Repeat the data word for word. Do not include the pictures.
::::::::
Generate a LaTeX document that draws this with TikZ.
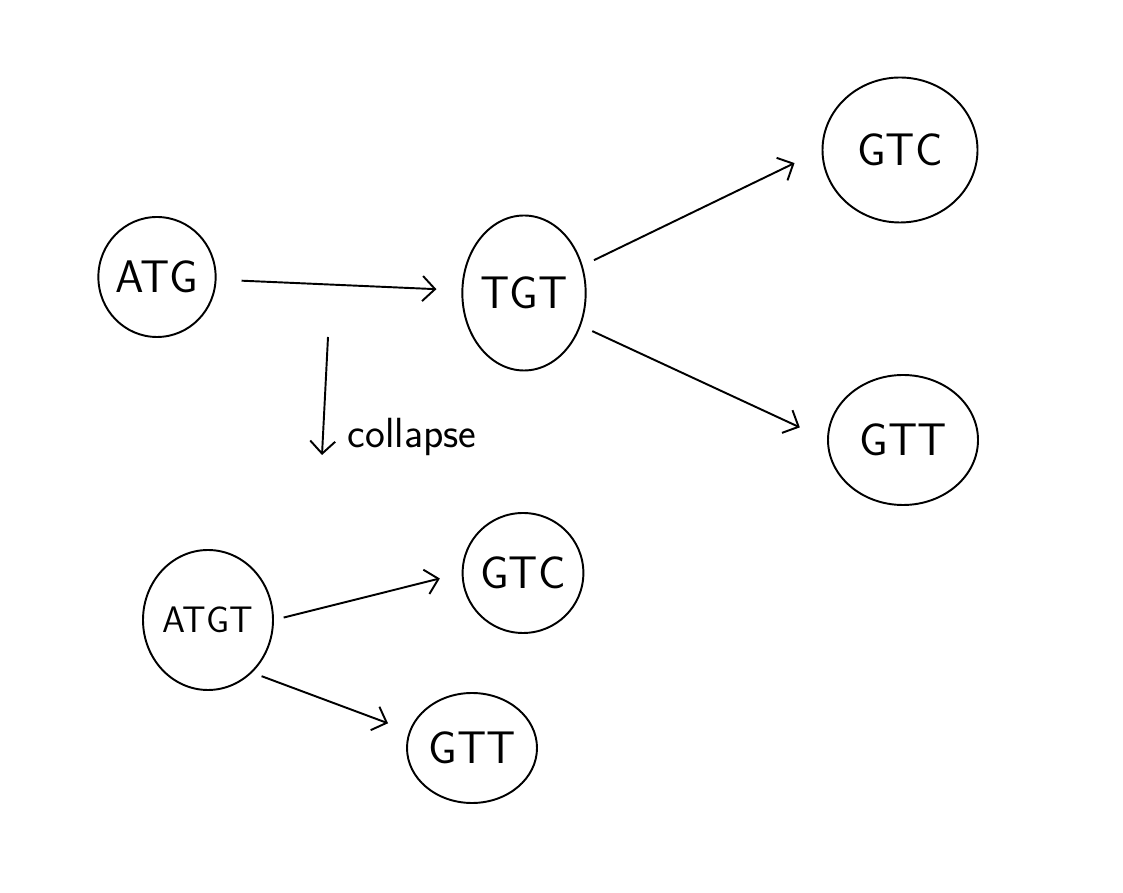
\documentclass[tikz,border=0pt]{standalone}
\usepackage{color}
\usetikzlibrary{arrows.meta}
\usetikzlibrary{shapes.geometric}

\begin{document}
\begin{tikzpicture}
				[inner sep=0mm,
					kmer/.style={ellipse,draw=black,line width=1.1pt,font=\sffamily\fontsize{26}{30}\selectfont},
					connect/.style={-{Straight Barb[length=2.5mm,width=5mm]},line width=1.1pt,shorten <=0.5cm,shorten >=0.5cm}]
				\useasboundingbox (0,0) rectangle (22.46,17.84);
				% de Bruijn graph
				\node[kmer,minimum width=2.3cm,minimum height=2.4cm] (atg) at (3.14,12.30) {ATG};
				\node[kmer,minimum width=2.4cm,minimum height=3.1cm] (tgt) at (10.48,11.98) {TGT};
				\node[kmer,minimum width=3.1cm,minimum height=2.9cm] (gtc) at (18.0,14.84) {GTC};
				\node[kmer,minimum width=3.0cm,minimum height=2.6cm] (gtt) at (18.06,9.04) {GTT};
				\draw[connect] (atg) -- (tgt);
				\draw[connect,shorten <=0.25cm,shorten >=0.6cm] (tgt.25) -- (gtc.west);
				\draw[connect,shorten <=0.25cm,shorten >=0.6cm] (tgt.-30) -- (gtt.west);
				% collapse step
				\coordinate (c1) at (6.56,11.1);
				\coordinate (c2) at (6.44,8.74);
				\draw[-{Straight Barb[length=2.5mm,width=5mm]},line width=1.1pt] (c1) -- (c2);
				\node[anchor=west,font=\sffamily\fontsize{24}{28}\selectfont] (lbl) at (6.95,9.1) {collapse};
				% collapsed graph
				\node[kmer,minimum width=2.6cm,minimum height=2.8cm,font=\sffamily\fontsize{21}{26}\selectfont] (atgt) at (4.16,5.44) {ATGT};
				\node[kmer,minimum width=2.4cm,minimum height=2.4cm] (gtc2) at (10.46,6.38) {GTC};
				\node[kmer,minimum width=2.6cm,minimum height=2.2cm] (gtt2) at (9.44,2.88) {GTT};
				\draw[connect,shorten <=0.2cm,shorten >=0.45cm] (atgt.east) -- (gtc2.west);
				\draw[connect,shorten <=0.2cm,shorten >=0.45cm] (atgt.-50) -- (gtt2.165);
			\end{tikzpicture}
\end{document}
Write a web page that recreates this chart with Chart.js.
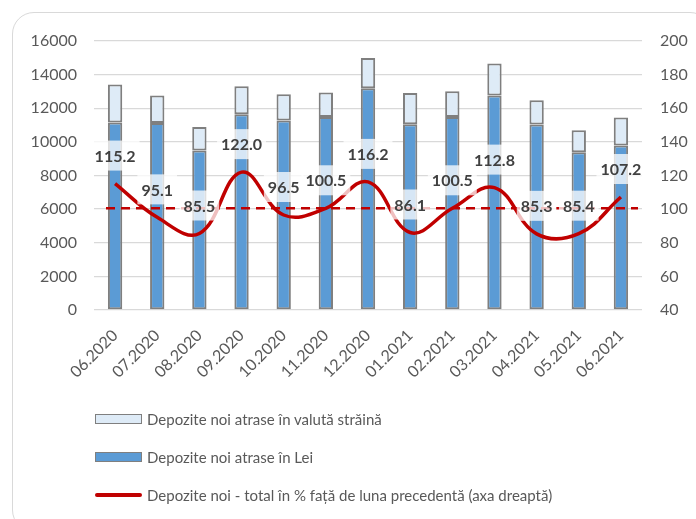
::::::::
> RESULT BELOW:
Generate a LaTeX document that draws this with TikZ.
\documentclass[tikz,border=0pt]{standalone}
\usepackage{color}
\usetikzlibrary{arrows.meta}
\usetikzlibrary{shapes.geometric}

\begin{document}
\begin{tikzpicture}
				[inner sep=0mm,
					kmer/.style={ellipse,draw=black,line width=1.1pt,font=\sffamily\fontsize{26}{30}\selectfont},
					connect/.style={-{Straight Barb[length=2.5mm,width=5mm]},line width=1.1pt,shorten <=0.5cm,shorten >=0.5cm}]
				\useasboundingbox (0,0) rectangle (22.46,17.84);
				% de Bruijn graph
				\node[kmer,minimum width=2.3cm,minimum height=2.4cm] (atg) at (3.14,12.30) {ATG};
				\node[kmer,minimum width=2.4cm,minimum height=3.1cm] (tgt) at (10.48,11.98) {TGT};
				\node[kmer,minimum width=3.1cm,minimum height=2.9cm] (gtc) at (18.0,14.84) {GTC};
				\node[kmer,minimum width=3.0cm,minimum height=2.6cm] (gtt) at (18.06,9.04) {GTT};
				\draw[connect] (atg) -- (tgt);
				\draw[connect,shorten <=0.25cm,shorten >=0.6cm] (tgt.25) -- (gtc.west);
				\draw[connect,shorten <=0.25cm,shorten >=0.6cm] (tgt.-30) -- (gtt.west);
				% collapse step
				\coordinate (c1) at (6.56,11.1);
				\coordinate (c2) at (6.44,8.74);
				\draw[-{Straight Barb[length=2.5mm,width=5mm]},line width=1.1pt] (c1) -- (c2);
				\node[anchor=west,font=\sffamily\fontsize{24}{28}\selectfont] (lbl) at (6.95,9.1) {collapse};
				% collapsed graph
				\node[kmer,minimum width=2.6cm,minimum height=2.8cm,font=\sffamily\fontsize{21}{26}\selectfont] (atgt) at (4.16,5.44) {ATGT};
				\node[kmer,minimum width=2.4cm,minimum height=2.4cm] (gtc2) at (10.46,6.38) {GTC};
				\node[kmer,minimum width=2.6cm,minimum height=2.2cm] (gtt2) at (9.44,2.88) {GTT};
				\draw[connect,shorten <=0.2cm,shorten >=0.45cm] (atgt.east) -- (gtc2.west);
				\draw[connect,shorten <=0.2cm,shorten >=0.45cm] (atgt.-50) -- (gtt2.165);
			\end{tikzpicture}
\end{document}
Write a web page that recreates this chart with Chart.js.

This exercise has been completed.